Below are the records. Retype, exactly, the lines from the first through the line with "(C) at (1489,359)", and leave out the pictures.

(Source code of charts)
-----

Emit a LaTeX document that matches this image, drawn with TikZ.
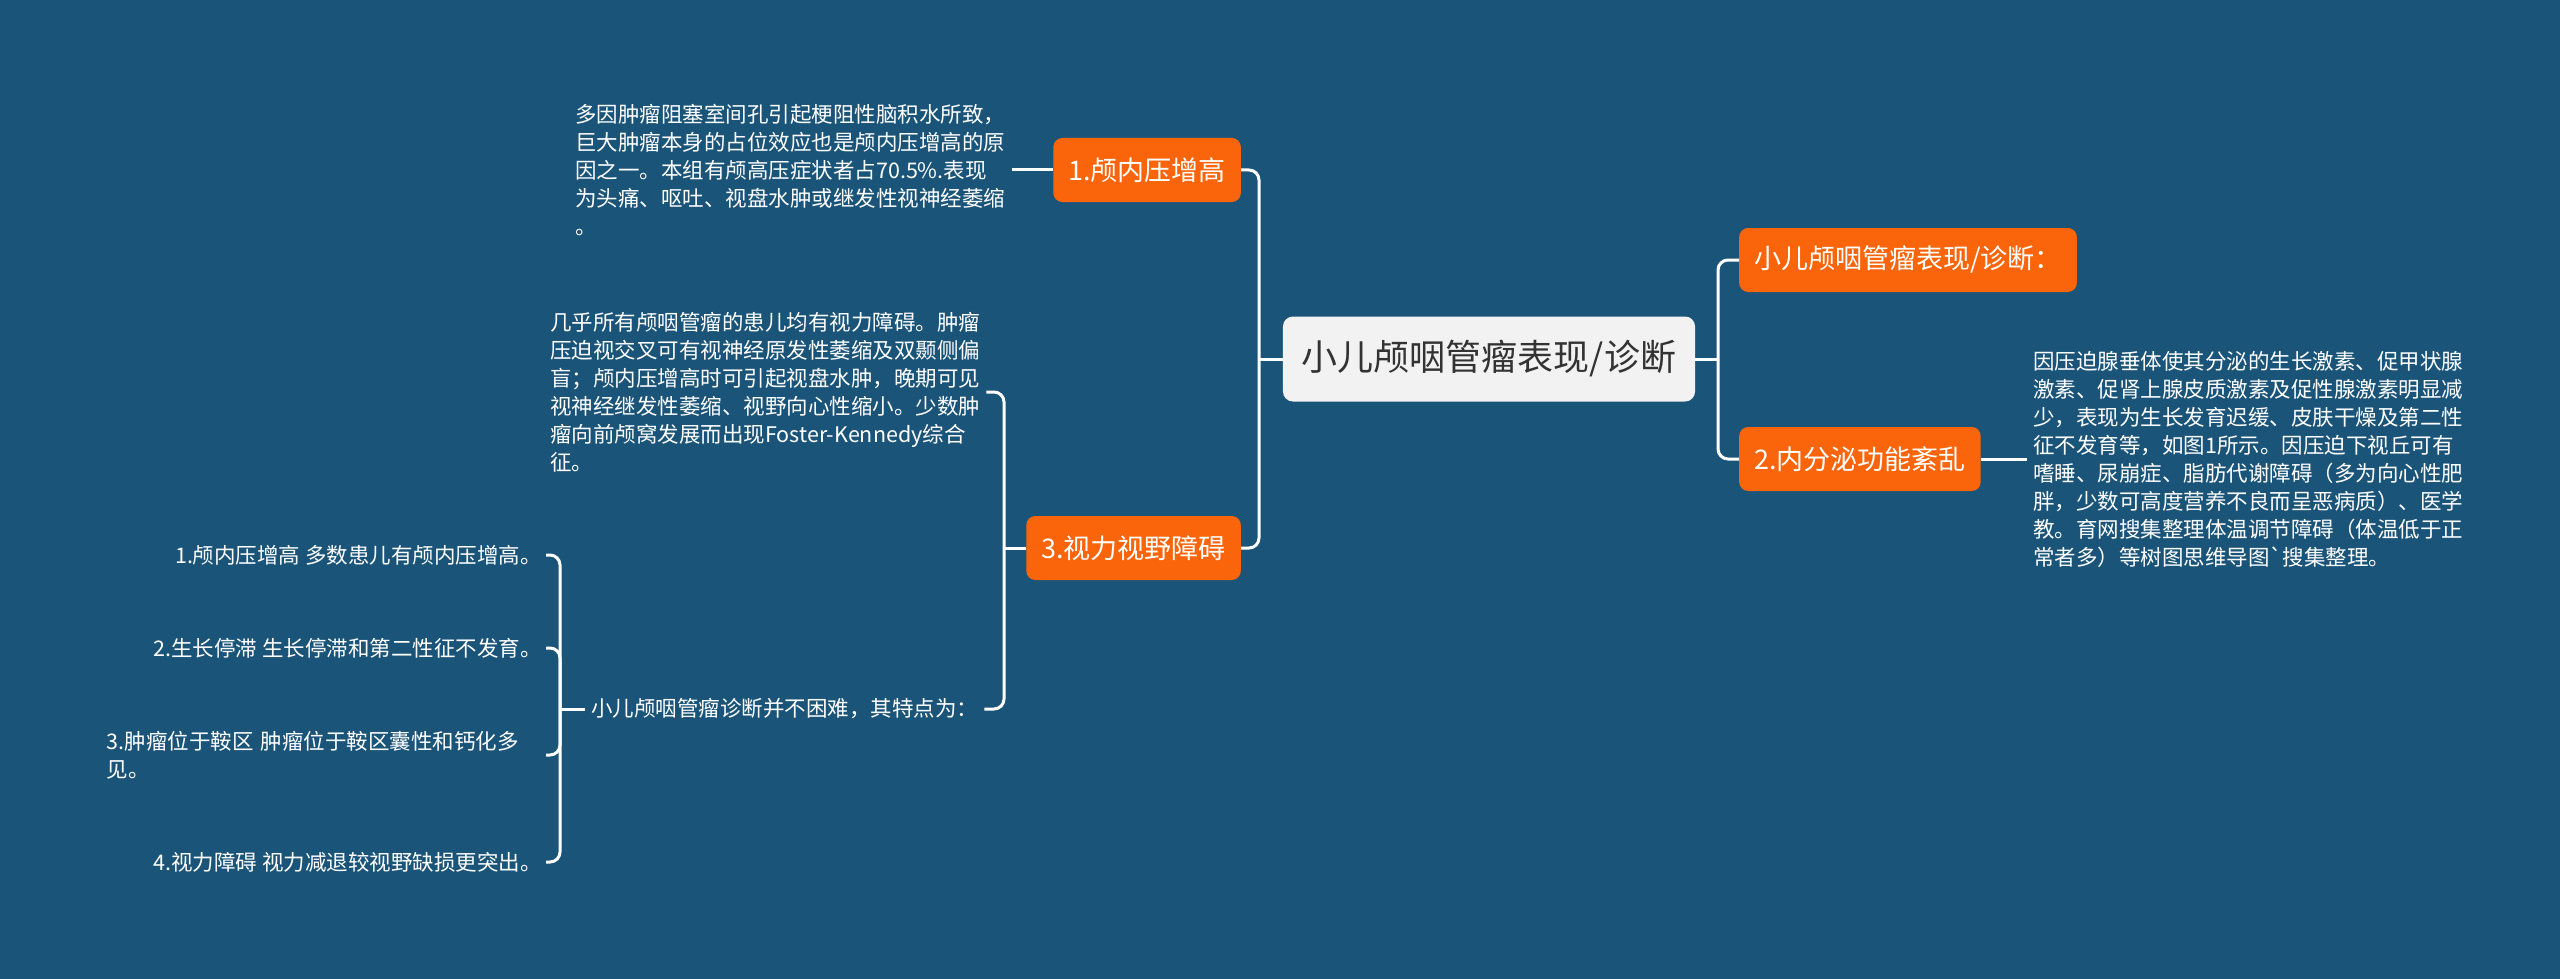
\documentclass[tikz,border=0pt]{standalone}
\usepackage{fontspec}
\setmainfont{Noto Sans CJK SC}
\definecolor{bgblue}{RGB}{27,84,121}
\definecolor{topicorange}{RGB}{250,100,10}
\definecolor{centralfill}{RGB}{242,242,242}
\definecolor{centraltext}{RGB}{51,51,51}
\tikzset{
  conn/.style={draw=white, line width=3pt, rounded corners=10pt},
  topic/.style={fill=topicorange, text=white, rounded corners=9pt,
    font=\fontsize{27}{32}\selectfont, inner xsep=15pt, inner ysep=0pt, minimum height=64pt},
  central/.style={fill=centralfill, text=centraltext, rounded corners=10pt,
    font=\fontsize{36}{42}\selectfont, inner xsep=19pt, inner ysep=0pt, minimum height=85pt},
  txt/.style={text=white, font=\fontsize{21.5}{28}\selectfont, align=left, inner sep=6pt},
  item/.style={text=white, font=\fontsize{21.5}{28}\selectfont, align=left, inner sep=4pt, anchor=east}
}
\begin{document}
\begin{tikzpicture}[x=1pt,y=-1pt]
\useasboundingbox (0,0) rectangle (2560,979);
\fill[bgblue] (0,0) rectangle (2560,979);

% central
\node[central] (C) at (1489,359) {小儿颅咽管瘤表现/诊断};

% left topics
\node[topic, anchor=east] (N1) at (1241,170) {1.颅内压增高};
\node[topic, anchor=east] (N3) at (1241,548) {3.视力视野障碍};

% right topics
\node[topic, anchor=west] (R1) at (1739,260) {小儿颅咽管瘤表现/诊断：};
\node[topic, anchor=west] (R2) at (1739,459) {2.内分泌功能紊乱};

% text blocks
\node[txt, anchor=west, text width=431pt] (T1) at (569,170) {多因肿瘤阻塞室间孔引起梗阻性脑积水所致，\\巨大肿瘤本身的占位效应也是颅内压增高的原\\因之一。本组有颅高压症状者占70.5\%.表现\\为头痛、呕吐、视盘水肿或继发性视神经萎缩\\。};

\node[txt, anchor=west, text width=430pt] (T2) at (544,392) {几乎所有颅咽管瘤的患儿均有视力障碍。肿瘤\\压迫视交叉可有视神经原发性萎缩及双颞侧偏\\盲；颅内压增高时可引起视盘水肿，晚期可见\\视神经继发性萎缩、视野向心性缩小。少数肿\\瘤向前颅窝发展而出现Foster-Kennedy综合\\征。};

\node[txt, anchor=west] (T4) at (585,709) {小儿颅咽管瘤诊断并不困难，其特点为：};

\node[txt, anchor=west, text width=440pt] (T5) at (2027,459) {因压迫腺垂体使其分泌的生长激素、促甲状腺\\激素、促肾上腺皮质激素及促性腺激素明显减\\少，表现为生长发育迟缓、皮肤干燥及第二性\\征不发育等，如图1所示。因压迫下视丘可有\\嗜睡、尿崩症、脂肪代谢障碍（多为向心性肥\\胖，少数可高度营养不良而呈恶病质）、医学\\教。育网搜集整理体温调节障碍（体温低于正\\常者多）等树图思维导图\textasciigrave 搜集整理。};

% items
\node[item] (I1) at (546,555) {1.颅内压增高 多数患儿有颅内压增高。};
\node[item] (I2) at (546,648) {2.生长停滞 生长停滞和第二性征不发育。};
\node[item, text width=435pt] (I3) at (546,755) {3.肿瘤位于鞍区 肿瘤位于鞍区囊性和钙化多\\见。};
\node[item] (I4) at (546,862) {4.视力障碍 视力减退较视野缺损更突出。};

% junction coordinates
\coordinate (jL) at (1259,359);
\coordinate (jR) at (1718,359);
\coordinate (jN3) at (1004,548);
\coordinate (jI) at (560,709);

% connectors
\draw[conn] (C.west) -- (jL);
\draw[conn] (N1.east) -| (jL) |- (N3.east);
\draw[conn] (C.east) -- (jR);
\draw[conn] (R1.west) -| (jR) |- (R2.west);
\draw[conn] (T1.east) -- (N1.west);
\draw[conn] (R2.east) -- (T5.west);
\draw[conn] (N3.west) -- (jN3);
\draw[conn] (T2.east) -| (jN3) |- (T4.east);
\draw[conn] (T4.west) -- (jI);
\draw[conn] (I1.east) -| (jI) |- (I4.east);
\draw[conn] (I2.east) -| (jI);
\draw[conn] (I3.east) -| (jI);
\end{tikzpicture}
\end{document}
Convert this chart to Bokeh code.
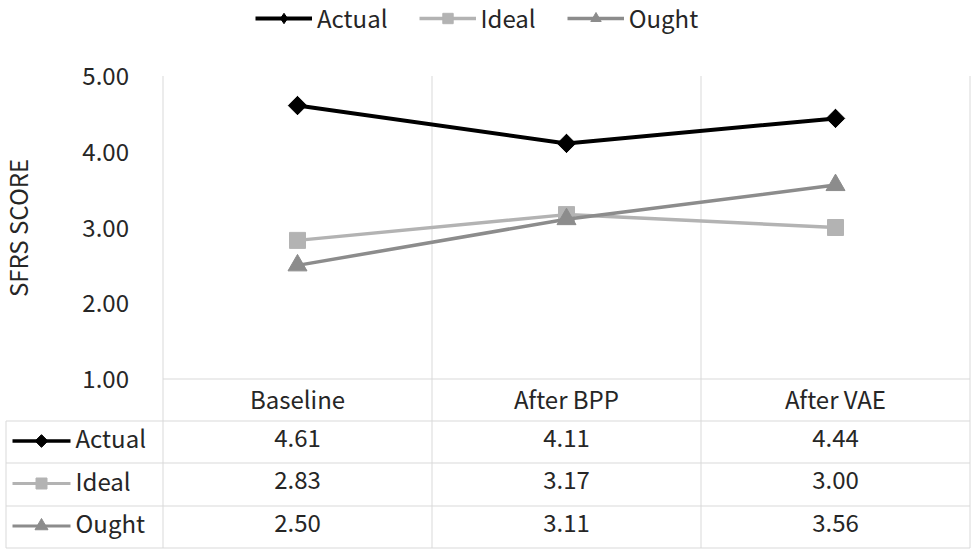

-----

• _Result of this task_
Emit a LaTeX document that matches this image, drawn with TikZ.
\documentclass[tikz,border=0pt]{standalone}
\usepackage{fontspec}
\setmainfont{Noto Sans CJK SC}
\definecolor{bgblue}{RGB}{27,84,121}
\definecolor{topicorange}{RGB}{250,100,10}
\definecolor{centralfill}{RGB}{242,242,242}
\definecolor{centraltext}{RGB}{51,51,51}
\tikzset{
  conn/.style={draw=white, line width=3pt, rounded corners=10pt},
  topic/.style={fill=topicorange, text=white, rounded corners=9pt,
    font=\fontsize{27}{32}\selectfont, inner xsep=15pt, inner ysep=0pt, minimum height=64pt},
  central/.style={fill=centralfill, text=centraltext, rounded corners=10pt,
    font=\fontsize{36}{42}\selectfont, inner xsep=19pt, inner ysep=0pt, minimum height=85pt},
  txt/.style={text=white, font=\fontsize{21.5}{28}\selectfont, align=left, inner sep=6pt},
  item/.style={text=white, font=\fontsize{21.5}{28}\selectfont, align=left, inner sep=4pt, anchor=east}
}
\begin{document}
\begin{tikzpicture}[x=1pt,y=-1pt]
\useasboundingbox (0,0) rectangle (2560,979);
\fill[bgblue] (0,0) rectangle (2560,979);

% central
\node[central] (C) at (1489,359) {小儿颅咽管瘤表现/诊断};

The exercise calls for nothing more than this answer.